+++ Given data

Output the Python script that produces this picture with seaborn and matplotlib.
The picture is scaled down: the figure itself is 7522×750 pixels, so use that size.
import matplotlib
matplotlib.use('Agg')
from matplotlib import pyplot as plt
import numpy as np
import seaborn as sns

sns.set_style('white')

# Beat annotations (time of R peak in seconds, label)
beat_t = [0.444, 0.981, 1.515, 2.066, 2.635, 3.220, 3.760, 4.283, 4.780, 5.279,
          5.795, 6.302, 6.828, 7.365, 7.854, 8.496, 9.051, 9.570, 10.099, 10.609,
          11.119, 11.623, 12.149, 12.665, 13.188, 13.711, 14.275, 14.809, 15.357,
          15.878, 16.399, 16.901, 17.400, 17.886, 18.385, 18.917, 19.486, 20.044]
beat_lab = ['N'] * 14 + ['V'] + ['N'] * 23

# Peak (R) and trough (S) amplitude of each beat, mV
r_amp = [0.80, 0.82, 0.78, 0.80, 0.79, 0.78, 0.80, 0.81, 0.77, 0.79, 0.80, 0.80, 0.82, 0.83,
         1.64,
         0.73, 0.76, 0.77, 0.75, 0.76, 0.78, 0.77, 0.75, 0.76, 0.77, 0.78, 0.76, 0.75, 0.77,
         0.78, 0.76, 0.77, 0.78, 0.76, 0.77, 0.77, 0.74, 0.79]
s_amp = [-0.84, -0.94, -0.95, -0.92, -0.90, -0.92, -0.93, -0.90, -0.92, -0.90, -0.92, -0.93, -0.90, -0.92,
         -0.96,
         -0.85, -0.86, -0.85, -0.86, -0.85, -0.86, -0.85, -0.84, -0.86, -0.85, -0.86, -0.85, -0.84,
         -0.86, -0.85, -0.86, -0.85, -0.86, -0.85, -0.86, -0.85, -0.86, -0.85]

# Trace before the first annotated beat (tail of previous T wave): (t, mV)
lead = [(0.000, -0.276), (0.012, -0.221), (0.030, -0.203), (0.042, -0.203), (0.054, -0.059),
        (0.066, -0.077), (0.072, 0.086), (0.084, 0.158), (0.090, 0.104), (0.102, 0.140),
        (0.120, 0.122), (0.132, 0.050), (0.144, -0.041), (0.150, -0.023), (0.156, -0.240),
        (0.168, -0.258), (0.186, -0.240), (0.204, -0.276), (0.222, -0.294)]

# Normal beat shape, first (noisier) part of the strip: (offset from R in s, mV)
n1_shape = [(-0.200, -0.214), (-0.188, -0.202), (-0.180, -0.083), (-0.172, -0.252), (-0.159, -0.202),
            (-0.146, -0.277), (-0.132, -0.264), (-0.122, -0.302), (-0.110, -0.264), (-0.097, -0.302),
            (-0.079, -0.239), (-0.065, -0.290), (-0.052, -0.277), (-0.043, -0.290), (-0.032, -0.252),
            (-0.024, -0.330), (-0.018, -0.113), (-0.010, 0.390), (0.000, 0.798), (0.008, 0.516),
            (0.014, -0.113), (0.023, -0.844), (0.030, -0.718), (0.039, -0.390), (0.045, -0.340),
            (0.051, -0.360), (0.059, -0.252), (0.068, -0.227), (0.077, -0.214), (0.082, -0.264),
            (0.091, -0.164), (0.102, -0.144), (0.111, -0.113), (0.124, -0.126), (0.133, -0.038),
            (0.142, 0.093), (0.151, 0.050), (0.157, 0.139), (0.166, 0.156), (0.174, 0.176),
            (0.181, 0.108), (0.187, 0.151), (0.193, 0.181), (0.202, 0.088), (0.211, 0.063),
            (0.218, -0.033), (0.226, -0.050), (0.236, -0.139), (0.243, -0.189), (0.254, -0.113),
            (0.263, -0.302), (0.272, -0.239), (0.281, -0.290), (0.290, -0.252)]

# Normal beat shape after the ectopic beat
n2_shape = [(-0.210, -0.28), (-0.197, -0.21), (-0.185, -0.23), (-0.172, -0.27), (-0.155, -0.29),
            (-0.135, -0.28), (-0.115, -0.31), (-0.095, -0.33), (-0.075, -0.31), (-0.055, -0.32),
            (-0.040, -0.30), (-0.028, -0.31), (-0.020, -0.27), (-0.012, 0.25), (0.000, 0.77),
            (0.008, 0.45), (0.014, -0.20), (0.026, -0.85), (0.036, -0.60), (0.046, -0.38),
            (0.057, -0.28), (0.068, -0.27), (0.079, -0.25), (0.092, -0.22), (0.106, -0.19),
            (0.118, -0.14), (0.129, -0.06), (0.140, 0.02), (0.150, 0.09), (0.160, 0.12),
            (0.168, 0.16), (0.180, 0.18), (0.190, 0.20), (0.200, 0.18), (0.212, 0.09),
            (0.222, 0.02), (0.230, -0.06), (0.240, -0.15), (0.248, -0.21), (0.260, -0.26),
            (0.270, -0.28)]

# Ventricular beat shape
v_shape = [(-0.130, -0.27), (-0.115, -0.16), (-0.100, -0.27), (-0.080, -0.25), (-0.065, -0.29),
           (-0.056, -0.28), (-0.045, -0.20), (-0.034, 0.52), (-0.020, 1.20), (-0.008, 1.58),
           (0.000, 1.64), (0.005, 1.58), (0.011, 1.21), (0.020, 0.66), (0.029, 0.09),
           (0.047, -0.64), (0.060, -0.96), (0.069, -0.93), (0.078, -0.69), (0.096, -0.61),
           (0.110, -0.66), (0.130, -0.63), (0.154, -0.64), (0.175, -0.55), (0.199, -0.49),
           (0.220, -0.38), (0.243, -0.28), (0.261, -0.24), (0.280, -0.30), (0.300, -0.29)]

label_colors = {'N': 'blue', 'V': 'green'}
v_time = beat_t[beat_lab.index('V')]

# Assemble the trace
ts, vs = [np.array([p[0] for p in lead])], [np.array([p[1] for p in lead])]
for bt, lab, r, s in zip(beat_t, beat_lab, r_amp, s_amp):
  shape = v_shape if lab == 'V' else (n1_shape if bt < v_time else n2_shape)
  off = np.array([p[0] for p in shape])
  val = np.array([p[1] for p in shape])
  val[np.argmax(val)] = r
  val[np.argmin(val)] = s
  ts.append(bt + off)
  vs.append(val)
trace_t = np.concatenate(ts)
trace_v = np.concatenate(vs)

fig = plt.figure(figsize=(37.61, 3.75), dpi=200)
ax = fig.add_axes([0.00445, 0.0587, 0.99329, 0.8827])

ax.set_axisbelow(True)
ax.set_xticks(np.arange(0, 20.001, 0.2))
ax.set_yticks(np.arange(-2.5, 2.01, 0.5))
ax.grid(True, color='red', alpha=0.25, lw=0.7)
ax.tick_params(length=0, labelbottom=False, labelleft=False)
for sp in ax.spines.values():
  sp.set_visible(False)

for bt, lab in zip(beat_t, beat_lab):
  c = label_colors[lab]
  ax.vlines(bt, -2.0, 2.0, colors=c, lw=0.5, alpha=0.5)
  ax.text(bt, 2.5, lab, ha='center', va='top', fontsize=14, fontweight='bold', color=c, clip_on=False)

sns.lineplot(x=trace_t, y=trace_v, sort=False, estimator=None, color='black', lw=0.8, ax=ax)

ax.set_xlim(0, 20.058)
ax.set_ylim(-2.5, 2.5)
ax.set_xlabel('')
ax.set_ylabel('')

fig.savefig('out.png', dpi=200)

++++++

§ **Objective**: Please reproduce every line of the material word for word.

§ **Solution to this task**:
Output the Python script that produces this picture with seaborn and matplotlib.
The picture is scaled down: the figure itself is 7522×750 pixels, so use that size.
import matplotlib
matplotlib.use('Agg')
from matplotlib import pyplot as plt
import numpy as np
import seaborn as sns

sns.set_style('white')

# Beat annotations (time of R peak in seconds, label)
beat_t = [0.444, 0.981, 1.515, 2.066, 2.635, 3.220, 3.760, 4.283, 4.780, 5.279,
          5.795, 6.302, 6.828, 7.365, 7.854, 8.496, 9.051, 9.570, 10.099, 10.609,
          11.119, 11.623, 12.149, 12.665, 13.188, 13.711, 14.275, 14.809, 15.357,
          15.878, 16.399, 16.901, 17.400, 17.886, 18.385, 18.917, 19.486, 20.044]
beat_lab = ['N'] * 14 + ['V'] + ['N'] * 23

# Peak (R) and trough (S) amplitude of each beat, mV
r_amp = [0.80, 0.82, 0.78, 0.80, 0.79, 0.78, 0.80, 0.81, 0.77, 0.79, 0.80, 0.80, 0.82, 0.83,
         1.64,
         0.73, 0.76, 0.77, 0.75, 0.76, 0.78, 0.77, 0.75, 0.76, 0.77, 0.78, 0.76, 0.75, 0.77,
         0.78, 0.76, 0.77, 0.78, 0.76, 0.77, 0.77, 0.74, 0.79]
s_amp = [-0.84, -0.94, -0.95, -0.92, -0.90, -0.92, -0.93, -0.90, -0.92, -0.90, -0.92, -0.93, -0.90, -0.92,
         -0.96,
         -0.85, -0.86, -0.85, -0.86, -0.85, -0.86, -0.85, -0.84, -0.86, -0.85, -0.86, -0.85, -0.84,
         -0.86, -0.85, -0.86, -0.85, -0.86, -0.85, -0.86, -0.85, -0.86, -0.85]

# Trace before the first annotated beat (tail of previous T wave): (t, mV)
lead = [(0.000, -0.276), (0.012, -0.221), (0.030, -0.203), (0.042, -0.203), (0.054, -0.059),
        (0.066, -0.077), (0.072, 0.086), (0.084, 0.158), (0.090, 0.104), (0.102, 0.140),
        (0.120, 0.122), (0.132, 0.050), (0.144, -0.041), (0.150, -0.023), (0.156, -0.240),
        (0.168, -0.258), (0.186, -0.240), (0.204, -0.276), (0.222, -0.294)]

# Normal beat shape, first (noisier) part of the strip: (offset from R in s, mV)
n1_shape = [(-0.200, -0.214), (-0.188, -0.202), (-0.180, -0.083), (-0.172, -0.252), (-0.159, -0.202),
            (-0.146, -0.277), (-0.132, -0.264), (-0.122, -0.302), (-0.110, -0.264), (-0.097, -0.302),
            (-0.079, -0.239), (-0.065, -0.290), (-0.052, -0.277), (-0.043, -0.290), (-0.032, -0.252),
            (-0.024, -0.330), (-0.018, -0.113), (-0.010, 0.390), (0.000, 0.798), (0.008, 0.516),
            (0.014, -0.113), (0.023, -0.844), (0.030, -0.718), (0.039, -0.390), (0.045, -0.340),
            (0.051, -0.360), (0.059, -0.252), (0.068, -0.227), (0.077, -0.214), (0.082, -0.264),
            (0.091, -0.164), (0.102, -0.144), (0.111, -0.113), (0.124, -0.126), (0.133, -0.038),
            (0.142, 0.093), (0.151, 0.050), (0.157, 0.139), (0.166, 0.156), (0.174, 0.176),
            (0.181, 0.108), (0.187, 0.151), (0.193, 0.181), (0.202, 0.088), (0.211, 0.063),
            (0.218, -0.033), (0.226, -0.050), (0.236, -0.139), (0.243, -0.189), (0.254, -0.113),
            (0.263, -0.302), (0.272, -0.239), (0.281, -0.290), (0.290, -0.252)]

# Normal beat shape after the ectopic beat
n2_shape = [(-0.210, -0.28), (-0.197, -0.21), (-0.185, -0.23), (-0.172, -0.27), (-0.155, -0.29),
            (-0.135, -0.28), (-0.115, -0.31), (-0.095, -0.33), (-0.075, -0.31), (-0.055, -0.32),
            (-0.040, -0.30), (-0.028, -0.31), (-0.020, -0.27), (-0.012, 0.25), (0.000, 0.77),
            (0.008, 0.45), (0.014, -0.20), (0.026, -0.85), (0.036, -0.60), (0.046, -0.38),
            (0.057, -0.28), (0.068, -0.27), (0.079, -0.25), (0.092, -0.22), (0.106, -0.19),
            (0.118, -0.14), (0.129, -0.06), (0.140, 0.02), (0.150, 0.09), (0.160, 0.12),
            (0.168, 0.16), (0.180, 0.18), (0.190, 0.20), (0.200, 0.18), (0.212, 0.09),
            (0.222, 0.02), (0.230, -0.06), (0.240, -0.15), (0.248, -0.21), (0.260, -0.26),
            (0.270, -0.28)]

# Ventricular beat shape
v_shape = [(-0.130, -0.27), (-0.115, -0.16), (-0.100, -0.27), (-0.080, -0.25), (-0.065, -0.29),
           (-0.056, -0.28), (-0.045, -0.20), (-0.034, 0.52), (-0.020, 1.20), (-0.008, 1.58),
           (0.000, 1.64), (0.005, 1.58), (0.011, 1.21), (0.020, 0.66), (0.029, 0.09),
           (0.047, -0.64), (0.060, -0.96), (0.069, -0.93), (0.078, -0.69), (0.096, -0.61),
           (0.110, -0.66), (0.130, -0.63), (0.154, -0.64), (0.175, -0.55), (0.199, -0.49),
           (0.220, -0.38), (0.243, -0.28), (0.261, -0.24), (0.280, -0.30), (0.300, -0.29)]

label_colors = {'N': 'blue', 'V': 'green'}
v_time = beat_t[beat_lab.index('V')]

# Assemble the trace
ts, vs = [np.array([p[0] for p in lead])], [np.array([p[1] for p in lead])]
for bt, lab, r, s in zip(beat_t, beat_lab, r_amp, s_amp):
  shape = v_shape if lab == 'V' else (n1_shape if bt < v_time else n2_shape)
  off = np.array([p[0] for p in shape])
  val = np.array([p[1] for p in shape])
  val[np.argmax(val)] = r
  val[np.argmin(val)] = s
  ts.append(bt + off)
  vs.append(val)
trace_t = np.concatenate(ts)
trace_v = np.concatenate(vs)

fig = plt.figure(figsize=(37.61, 3.75), dpi=200)
ax = fig.add_axes([0.00445, 0.0587, 0.99329, 0.8827])

ax.set_axisbelow(True)
ax.set_xticks(np.arange(0, 20.001, 0.2))
ax.set_yticks(np.arange(-2.5, 2.01, 0.5))
ax.grid(True, color='red', alpha=0.25, lw=0.7)
ax.tick_params(length=0, labelbottom=False, labelleft=False)
for sp in ax.spines.values():
  sp.set_visible(False)

for bt, lab in zip(beat_t, beat_lab):
  c = label_colors[lab]
  ax.vlines(bt, -2.0, 2.0, colors=c, lw=0.5, alpha=0.5)
  ax.text(bt, 2.5, lab, ha='center', va='top', fontsize=14, fontweight='bold', color=c, clip_on=False)

sns.lineplot(x=trace_t, y=trace_v, sort=False, estimator=None, color='black', lw=0.8, ax=ax)

ax.set_xlim(0, 20.058)
ax.set_ylim(-2.5, 2.5)
ax.set_xlabel('')
ax.set_ylabel('')

fig.savefig('out.png', dpi=200)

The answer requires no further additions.